At the beginning of the 20th century, in the commune of Bourgueil, the Le Jouteux family, who owned the castle of the same name, sold a plot of their land to Mr. Charles Trévaux, who was at that time working in Paris. He asked the architect Marius Toudoire to build him a house for himself and his family.
Marius Toudoire is a renowned French architect, who was graduated from the École des Beaux-Arts in Paris in 1879, and he is best known for his achievements in the field of railway infrastructure and public buildings, both in France and Algeria. The Gare de Lyon in Paris (1895–1902) is one of his major works, including the famous restaurant "Le Train Bleu", renowned for its sumptuous decoration. He was also the architect of the Palais des Manufactures Nationales for the 1900 Universal Exhibition in Paris, for which he was named Knight of the Legion of Honour.
Charles Trévaux asked his architect to draw with inspiration from the houses of Arcachon, which made this construction a singular element in the landscape of the banks of the Loire, more accustomed to slate roofs and simpler buildings. Its red-tiled multi-pitched roofs, its finials, its wooden balconies and railings, its loggia and then its winter garden echo the constructions of the Arcachon basin of the time. However, the main material used for the construction of the walls is very local since it is tufa stone, limestone, micaceous chalk or sandy chalk which was abundantly used during the Renaissance to build the essential castles of the Loire. The drawings have been done in 1906 and the house was built during the following months.


The plan of the house and the estate show the functioning of society at the beginning of the century.
The house is built on a simple and practical plan. First of all, it should be noted that the floor is about one meter higher than the ground. This was to protect against flooding, soil moisture, or even just dust and mud. This also made it possible to create openings directly to the subsoil to store the coal. This floor height therefore requires stairs to reach the ground floor, and this is done by a porch that allows visitors to be welcomed, not without a symbolic role consisting of rising to join the owners...
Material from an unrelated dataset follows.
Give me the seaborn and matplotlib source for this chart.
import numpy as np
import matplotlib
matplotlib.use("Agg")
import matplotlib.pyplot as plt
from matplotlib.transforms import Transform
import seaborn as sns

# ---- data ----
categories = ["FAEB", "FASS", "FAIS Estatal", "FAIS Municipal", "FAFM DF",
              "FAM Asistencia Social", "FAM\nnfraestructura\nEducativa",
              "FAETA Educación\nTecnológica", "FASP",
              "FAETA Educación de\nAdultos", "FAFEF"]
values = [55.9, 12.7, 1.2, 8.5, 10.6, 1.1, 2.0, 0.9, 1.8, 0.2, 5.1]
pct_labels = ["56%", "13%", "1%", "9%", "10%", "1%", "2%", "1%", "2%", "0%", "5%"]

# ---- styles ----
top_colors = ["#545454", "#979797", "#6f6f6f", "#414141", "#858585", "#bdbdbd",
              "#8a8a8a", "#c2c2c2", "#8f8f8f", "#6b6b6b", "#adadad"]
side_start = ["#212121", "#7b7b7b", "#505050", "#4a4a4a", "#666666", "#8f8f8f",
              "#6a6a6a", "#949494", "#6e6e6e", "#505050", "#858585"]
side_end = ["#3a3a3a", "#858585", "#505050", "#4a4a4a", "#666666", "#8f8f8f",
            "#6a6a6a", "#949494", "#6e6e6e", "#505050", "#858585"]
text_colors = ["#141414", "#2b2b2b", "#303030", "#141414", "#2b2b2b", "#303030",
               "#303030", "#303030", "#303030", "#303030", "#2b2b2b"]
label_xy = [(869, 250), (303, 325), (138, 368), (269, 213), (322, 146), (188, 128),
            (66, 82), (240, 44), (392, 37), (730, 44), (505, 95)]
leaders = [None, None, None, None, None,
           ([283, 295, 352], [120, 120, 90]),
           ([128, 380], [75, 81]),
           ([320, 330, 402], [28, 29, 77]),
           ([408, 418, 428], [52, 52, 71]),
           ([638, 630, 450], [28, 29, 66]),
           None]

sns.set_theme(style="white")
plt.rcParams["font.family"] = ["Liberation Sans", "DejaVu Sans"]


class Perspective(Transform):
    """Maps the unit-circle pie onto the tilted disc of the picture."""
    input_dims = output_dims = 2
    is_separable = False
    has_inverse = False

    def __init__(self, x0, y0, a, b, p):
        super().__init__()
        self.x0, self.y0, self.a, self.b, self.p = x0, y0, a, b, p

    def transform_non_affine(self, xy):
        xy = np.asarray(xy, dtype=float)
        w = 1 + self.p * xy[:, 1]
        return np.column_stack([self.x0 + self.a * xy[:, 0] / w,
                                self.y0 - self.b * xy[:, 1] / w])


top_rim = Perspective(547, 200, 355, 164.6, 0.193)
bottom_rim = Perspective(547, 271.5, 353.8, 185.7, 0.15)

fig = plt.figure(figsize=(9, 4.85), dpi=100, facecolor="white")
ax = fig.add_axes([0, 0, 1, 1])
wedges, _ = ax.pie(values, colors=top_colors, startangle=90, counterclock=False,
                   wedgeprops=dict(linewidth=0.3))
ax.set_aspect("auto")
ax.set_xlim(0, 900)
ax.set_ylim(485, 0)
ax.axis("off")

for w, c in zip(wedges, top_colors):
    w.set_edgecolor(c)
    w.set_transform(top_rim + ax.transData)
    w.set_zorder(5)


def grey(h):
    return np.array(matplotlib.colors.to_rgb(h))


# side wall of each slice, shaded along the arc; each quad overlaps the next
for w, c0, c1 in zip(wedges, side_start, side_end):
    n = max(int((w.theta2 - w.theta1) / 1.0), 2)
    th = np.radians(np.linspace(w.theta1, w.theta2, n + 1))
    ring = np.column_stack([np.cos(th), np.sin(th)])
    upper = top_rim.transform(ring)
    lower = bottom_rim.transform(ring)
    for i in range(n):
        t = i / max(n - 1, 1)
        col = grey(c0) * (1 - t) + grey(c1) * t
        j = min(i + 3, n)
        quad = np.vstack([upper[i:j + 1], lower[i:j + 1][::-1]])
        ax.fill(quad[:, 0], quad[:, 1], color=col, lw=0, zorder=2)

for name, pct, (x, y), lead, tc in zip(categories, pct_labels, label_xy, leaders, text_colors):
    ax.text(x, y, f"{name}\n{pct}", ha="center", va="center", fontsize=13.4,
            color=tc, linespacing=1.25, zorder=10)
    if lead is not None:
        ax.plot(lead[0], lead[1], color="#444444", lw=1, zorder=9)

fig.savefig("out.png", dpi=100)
The other interesting room on the ground floor is the kitchen. If today the trend is towards the concept of "American kitchen" which promotes fluidity and conviviality between this work area and those of the guests' receptions, at the time the kitchen was a separate place where the house staff was responsible for cooking and ensuring supplies. This explains the existence of a clean entrance from the outside and the access to the basement which is only through the kitchen. This allows the staff to receive the food, good bottles, wood and charcoal needed for cooking, and to store them in the cellar, in a cool place, without going through the main entrance.
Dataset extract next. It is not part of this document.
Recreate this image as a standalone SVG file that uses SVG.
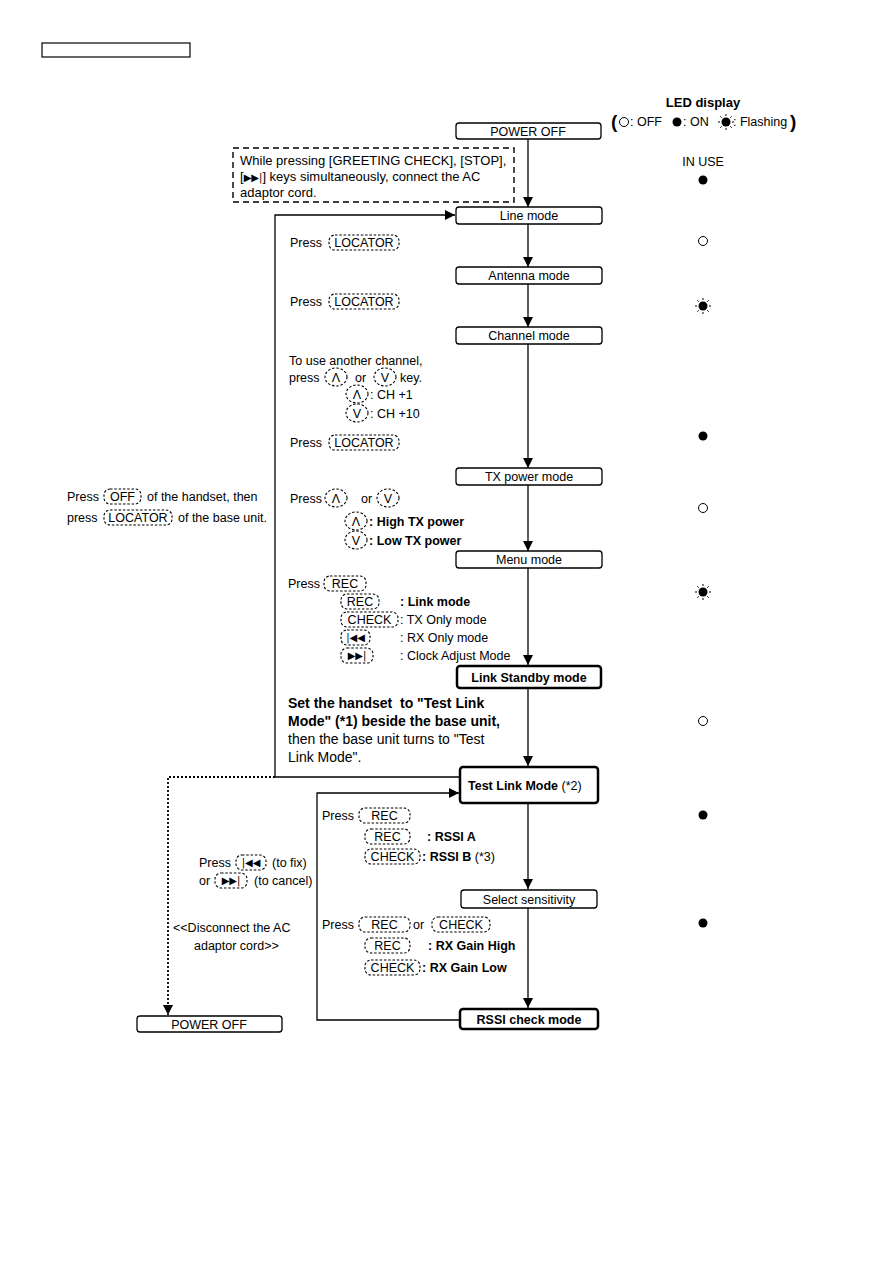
<svg xmlns="http://www.w3.org/2000/svg" width="893" height="1263" viewBox="0 0 893 1263">
<defs>
<marker id="ah" viewBox="0 0 10 10" refX="10" refY="5" markerWidth="10" markerHeight="10" markerUnits="userSpaceOnUse" orient="auto"><path d="M0,0 L10,5 L0,10 z" fill="#000"/></marker>
<g id="flash"><circle r="4.5" fill="#000"/><g stroke="#000" stroke-width="1"><line x1="0" y1="-6" x2="0" y2="-8"/><line x1="0" y1="6" x2="0" y2="8"/><line x1="-6" y1="0" x2="-8" y2="0"/><line x1="6" y1="0" x2="8" y2="0"/><line x1="4.3" y1="4.3" x2="5.7" y2="5.7"/><line x1="-4.3" y1="4.3" x2="-5.7" y2="5.7"/><line x1="4.3" y1="-4.3" x2="5.7" y2="-5.7"/><line x1="-4.3" y1="-4.3" x2="-5.7" y2="-5.7"/></g></g>
</defs>
<style>
text{font-family:"Liberation Sans",Arial,sans-serif;font-size:12.5px;fill:#000}
.b{font-weight:bold}
.c{text-anchor:middle}
.node{fill:#fff;stroke:#000;stroke-width:1.3}
.nodeb{fill:#fff;stroke:#000;stroke-width:2.5}
.key{fill:none;stroke:#000;stroke-width:1.1;stroke-dasharray:2.5 1.8}
.ln{fill:none;stroke:#000;stroke-width:1.3}
.dl{fill:none;stroke:#000;stroke-width:1.8;stroke-dasharray:2 2}
.big{font-size:14px}
</style>
<rect x="42" y="43" width="148" height="14" fill="none" stroke="#000" stroke-width="1.2"/>

<g id="legend">
<text x="703" y="107" class="c b" style="font-size:13px">LED display</text>
<text x="611" y="128" class="b" style="font-size:19px">(</text>
<circle cx="624" cy="122" r="4.5" fill="#fff" stroke="#000" stroke-width="1"/>
<text x="630" y="126">: OFF</text>
<circle cx="677" cy="122" r="4.5" fill="#000"/>
<text x="683" y="126">: ON</text>
<use href="#flash" x="726" y="122"/>
<text x="733" y="126">: Flashing</text>
<text x="790" y="128" class="b" style="font-size:19px">)</text>
<text x="703" y="166" class="c">IN USE</text>
<circle cx="703" cy="180" r="4.5" fill="#000"/>
<circle cx="703" cy="241" r="4.5" fill="#fff" stroke="#000" stroke-width="1"/>
<use href="#flash" x="703" y="306"/>
<circle cx="703" cy="436" r="4.5" fill="#000"/>
<circle cx="703" cy="508" r="4.5" fill="#fff" stroke="#000" stroke-width="1"/>
<use href="#flash" x="703" y="592"/>
<circle cx="703" cy="721" r="4.5" fill="#fff" stroke="#000" stroke-width="1"/>
<circle cx="703" cy="815" r="4.5" fill="#000"/>
<circle cx="703" cy="923" r="4.5" fill="#000"/>
</g>

<g id="connectors">
<line class="ln" x1="528" y1="139" x2="528" y2="207" marker-end="url(#ah)"/>
<line class="ln" x1="528" y1="224" x2="528" y2="267" marker-end="url(#ah)"/>
<line class="ln" x1="528" y1="284" x2="528" y2="327" marker-end="url(#ah)"/>
<line class="ln" x1="528" y1="344" x2="528" y2="468" marker-end="url(#ah)"/>
<line class="ln" x1="528" y1="485" x2="528" y2="551" marker-end="url(#ah)"/>
<line class="ln" x1="528" y1="568" x2="528" y2="665" marker-end="url(#ah)"/>
<line class="ln" x1="528" y1="689" x2="528" y2="766" marker-end="url(#ah)"/>
<line class="ln" x1="528" y1="804" x2="528" y2="889" marker-end="url(#ah)"/>
<line class="ln" x1="528" y1="908" x2="528" y2="1008" marker-end="url(#ah)"/>
<polyline class="ln" points="459,777 275,777 275,215 455,215" marker-end="url(#ah)"/>
<polyline class="ln" points="459,1020 317,1020 317,793 459,793" marker-end="url(#ah)"/>
<polyline class="dl" points="275,777 168,777 168,1015" marker-end="url(#ah)"/>
</g>

<g id="n-poweroff"><rect class="node" x="456" y="123" width="145" height="16" rx="3"/><text x="528" y="135.5" class="c">POWER OFF</text></g>
<g id="n-note"><rect x="233" y="148" width="281" height="54" fill="none" stroke="#000" stroke-width="1.4" stroke-dasharray="6 4"/>
<text x="240" y="165" style="font-size:13px">While pressing [GREETING CHECK], [STOP],</text>
<text x="240" y="181" style="font-size:13px">[<tspan style="font-family:'DejaVu Sans';font-size:10px">▶▶|</tspan>] keys simultaneously, connect the AC</text>
<text x="240" y="197" style="font-size:13px">adaptor cord.</text></g>
<g id="n-line"><rect class="node" x="456" y="207" width="146" height="17" rx="3"/><text x="529" y="220" class="c">Line mode</text></g>
<g id="n-antenna"><rect class="node" x="456" y="267" width="146" height="17" rx="3"/><text x="529" y="280" class="c">Antenna mode</text></g>
<g id="n-channel"><rect class="node" x="456" y="327" width="146" height="17" rx="3"/><text x="529" y="340" class="c">Channel mode</text></g>
<g id="n-txpower"><rect class="node" x="456" y="468" width="146" height="17" rx="3"/><text x="529" y="481" class="c">TX power mode</text></g>
<g id="n-menu"><rect class="node" x="456" y="551" width="146" height="17" rx="3"/><text x="529" y="564" class="c">Menu mode</text></g>
<g id="n-standby"><rect class="nodeb" x="457" y="666" width="144" height="22" rx="3"/><text x="529" y="682" class="c b">Link Standby mode</text></g>
<g id="n-testlink"><rect class="nodeb" x="460" y="767" width="138" height="36" rx="3"/><text x="468" y="790" class="b">Test Link Mode <tspan font-weight="normal">(*2)</tspan></text></g>
<g id="n-select"><rect class="node" x="461" y="890" width="136" height="18" rx="3"/><text x="529" y="904" class="c">Select sensitivity</text></g>
<g id="n-rssi"><rect class="nodeb" x="460" y="1009" width="138" height="20" rx="3"/><text x="529" y="1024" class="c b">RSSI check mode</text></g>
<g id="n-poweroff2"><rect class="node" x="137" y="1016" width="145" height="16" rx="3"/><text x="209" y="1028.5" class="c">POWER OFF</text></g>

<g id="labels">
<text x="290" y="247">Press</text><rect class="key" x="329" y="235" width="70" height="15" rx="6"/><text x="364" y="247" class="c">LOCATOR</text>
<text x="290" y="306">Press</text><rect class="key" x="329" y="294" width="70" height="15" rx="6"/><text x="364" y="306" class="c">LOCATOR</text>

<text x="289" y="365">To use another channel,</text>
<text x="289" y="382">press</text><ellipse class="key" cx="336" cy="377" rx="11" ry="9"/><text x="336" y="382" class="c">Λ</text>
<text x="355" y="382">or</text><ellipse class="key" cx="385" cy="377" rx="11" ry="9"/><text x="385" y="382" class="c">V</text>
<text x="400" y="382">key.</text>
<ellipse class="key" cx="357" cy="394" rx="11" ry="9"/><text x="357" y="399" class="c">Λ</text><text x="370" y="399">: CH +1</text>
<ellipse class="key" cx="357" cy="413" rx="11" ry="9"/><text x="357" y="418" class="c">V</text><text x="370" y="418">: CH +10</text>
<text x="290" y="447">Press</text><rect class="key" x="329" y="435" width="70" height="15" rx="6"/><text x="364" y="447" class="c">LOCATOR</text>

<text x="290" y="503">Press</text><ellipse class="key" cx="336" cy="498" rx="11" ry="9"/><text x="336" y="503" class="c">Λ</text>
<text x="361" y="503">or</text><ellipse class="key" cx="388" cy="498" rx="11" ry="9"/><text x="388" y="503" class="c">V</text>
<ellipse class="key" cx="356" cy="521" rx="11" ry="9"/><text x="356" y="526" class="c">Λ</text><text x="369" y="526" class="b">: High TX power</text>
<ellipse class="key" cx="356" cy="540" rx="11" ry="9"/><text x="356" y="545" class="c">V</text><text x="369" y="545" class="b">: Low TX power</text>

<text x="288" y="588">Press</text><rect class="key" x="324" y="576" width="42" height="15" rx="6"/><text x="345" y="588" class="c">REC</text>
<rect class="key" x="341" y="594" width="38" height="15" rx="6"/><text x="360" y="606" class="c">REC</text><text x="400" y="606" class="b">: Link mode</text>
<rect class="key" x="341" y="612" width="57" height="15" rx="6"/><text x="369.5" y="624" class="c">CHECK</text><text x="400" y="624">: TX Only mode</text>
<rect class="key" x="341" y="630" width="29" height="15" rx="6"/><text x="355.5" y="641" class="c" style="font-family:'DejaVu Sans';font-size:10px">|◀◀</text><text x="400" y="642">: RX Only mode</text>
<rect class="key" x="341" y="648" width="32" height="15" rx="6"/><text x="357" y="659" class="c" style="font-family:'DejaVu Sans';font-size:10px">▶▶|</text><text x="400" y="660">: Clock Adjust Mode</text>

<text x="288" y="708" class="b big" style="white-space:pre">Set the handset  to "Test Link</text>
<text x="288" y="726" class="b big">Mode" (*1) beside the base unit,</text>
<text x="288" y="744" class="big">then the base unit turns to "Test</text>
<text x="288" y="762" class="big">Link Mode".</text>

<text x="322" y="820">Press</text><rect class="key" x="359" y="808" width="51" height="15" rx="6"/><text x="384.5" y="820" class="c">REC</text>
<rect class="key" x="365" y="829" width="45" height="15" rx="6"/><text x="387.5" y="841" class="c">REC</text><text x="427" y="841" class="b">: RSSI A</text>
<rect class="key" x="365" y="849" width="55" height="15" rx="6"/><text x="392.5" y="861" class="c">CHECK</text><text x="422" y="861" class="b">: RSSI B <tspan font-weight="normal">(*3)</tspan></text>
<text x="322" y="929">Press</text><rect class="key" x="359" y="917" width="51" height="15" rx="6"/><text x="384.5" y="929" class="c">REC</text>
<text x="413" y="929">or</text><rect class="key" x="432" y="917" width="58" height="15" rx="6"/><text x="461" y="929" class="c">CHECK</text>
<rect class="key" x="365" y="938" width="45" height="15" rx="6"/><text x="387.5" y="950" class="c">REC</text><text x="428" y="950" class="b">: RX Gain High</text>
<rect class="key" x="365" y="960" width="55" height="15" rx="6"/><text x="392.5" y="972" class="c">CHECK</text><text x="422" y="972" class="b">: RX Gain Low</text>

<text x="67" y="501">Press</text><rect class="key" x="104" y="489" width="37" height="15" rx="6"/><text x="122.5" y="501" class="c">OFF</text><text x="147" y="501">of the handset, then</text>
<text x="67" y="522">press</text><rect class="key" x="104" y="510" width="68" height="15" rx="6"/><text x="138" y="522" class="c">LOCATOR</text><text x="178" y="522">of the base unit.</text>

<text x="199" y="867">Press</text><rect class="key" x="236" y="855" width="30" height="15" rx="6"/><text x="251" y="866" class="c" style="font-family:'DejaVu Sans';font-size:10px">|◀◀</text><text x="272" y="867">(to fix)</text>
<text x="199" y="885">or</text><rect class="key" x="215" y="873" width="32" height="15" rx="6"/><text x="231" y="884" class="c" style="font-family:'DejaVu Sans';font-size:10px">▶▶|</text><text x="254" y="885">(to cancel)</text>
<text x="173" y="932">&lt;&lt;Disconnect the AC</text>
<text x="194" y="950">adaptor cord&gt;&gt;</text>
</g>
</svg>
The main rooms where you receive and live are of course oriented towards the south and towards the garden. These are the most richly decorated rooms, stucco beams and painted ceiling for the first and friezes and vaulted ceiling for the second. Originally, in addition to the terrace, the dining room was extended by a loggia which served as a small terrace protected from the rain or the summer sun. It is accessed through two doors with stained glass windows that contribute to the décor of the dining room.
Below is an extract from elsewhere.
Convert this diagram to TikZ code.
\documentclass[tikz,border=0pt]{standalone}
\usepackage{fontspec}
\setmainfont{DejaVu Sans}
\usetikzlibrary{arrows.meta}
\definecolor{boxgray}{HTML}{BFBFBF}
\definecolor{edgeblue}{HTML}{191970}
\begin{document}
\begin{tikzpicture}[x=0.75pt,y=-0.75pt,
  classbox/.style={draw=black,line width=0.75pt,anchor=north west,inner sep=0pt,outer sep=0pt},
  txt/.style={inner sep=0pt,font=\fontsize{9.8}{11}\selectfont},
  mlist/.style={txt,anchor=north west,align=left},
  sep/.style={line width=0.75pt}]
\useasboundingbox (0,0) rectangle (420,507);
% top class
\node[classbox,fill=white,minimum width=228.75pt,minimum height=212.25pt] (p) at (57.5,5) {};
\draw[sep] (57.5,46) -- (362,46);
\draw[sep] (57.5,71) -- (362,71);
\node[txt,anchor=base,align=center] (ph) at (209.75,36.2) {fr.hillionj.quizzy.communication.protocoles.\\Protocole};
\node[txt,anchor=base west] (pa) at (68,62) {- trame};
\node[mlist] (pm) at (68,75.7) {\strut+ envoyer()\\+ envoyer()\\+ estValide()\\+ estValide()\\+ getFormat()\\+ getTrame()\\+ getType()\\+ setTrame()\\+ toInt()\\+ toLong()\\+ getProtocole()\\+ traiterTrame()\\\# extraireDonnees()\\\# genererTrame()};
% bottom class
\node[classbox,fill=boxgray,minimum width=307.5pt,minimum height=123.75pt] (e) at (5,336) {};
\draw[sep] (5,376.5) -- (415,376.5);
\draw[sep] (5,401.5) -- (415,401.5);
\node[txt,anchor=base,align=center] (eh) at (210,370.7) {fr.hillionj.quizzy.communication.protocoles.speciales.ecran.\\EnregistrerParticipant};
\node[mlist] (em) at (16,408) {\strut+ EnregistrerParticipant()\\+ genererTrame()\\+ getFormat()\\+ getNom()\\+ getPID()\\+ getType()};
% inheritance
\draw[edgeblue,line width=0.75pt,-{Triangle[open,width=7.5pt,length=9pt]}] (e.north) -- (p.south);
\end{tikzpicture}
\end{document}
Thermal comfort was obviously a concern and at the beginning of the twentieth century the only means of heating was wood. Thus, every room except the kitchen is equipped with a fireplace. We can imagine that despite this the temperature remained ... fresh! This is why it is likely that the owners closed the reception porch and the loggia, then built the winter garden to create a buffer zone each time insulating the house a little better from the cold.
The second floor was probably devoted to the staff, as was probably the small house to the east. It is indeed equipped with a large fireplace, a window, an upper floor and decorated with a finial.


The land to the south of the house consists of a first part which extends to a low stone wall decorated with a brick and tufeau stone balustrade. It is the estate's pleasure garden, designed at the time with paths, benches, flower beds and a double hedge of lime trees. Beyond the parapet, we discover a second field which had a purely botanical vocation.
It was an orchard with the necessary buildings to ensure production and harvesting. There was a greenhouse, of which only the lower structure remains, the upper part having burned down in the 80s, a building used both as a garage and as a storage of equipment to which an oven was attached. There are still a few fruit trees such as a peach, an apple tree, mirabelle plum trees, a plum tree, a quince tree and a surviving cherry tree. A new era begins today with new plantings: a pear tree, an apricot tree, a cherry tree and a fig tree.
Finally, to the north of the property, there is a small wood, less maintained, where a double sequoia is hidden, which marked with its counterpart the entrance to the Château des Sablons, confirmed by pillars on the ground on either side of the road that leads today to the housing estate built for the staff of Electricité de France of the Chinon Nuclear Power Plant, in the 60s. There is also a studio in this small wood which was the place where the first owner, Charles Trévaux, devoted himself to his passions for photography and painting. He was also one of the founding members of the French Society of Photography. The building adjoining the main entrance contains a pumping machine that has gone through several eras, from manual activation, to the combustion engine and then to the electric motor. It even made it possible to raise the water in the small water tower which, by siphon, finally supplied the first floor of the house.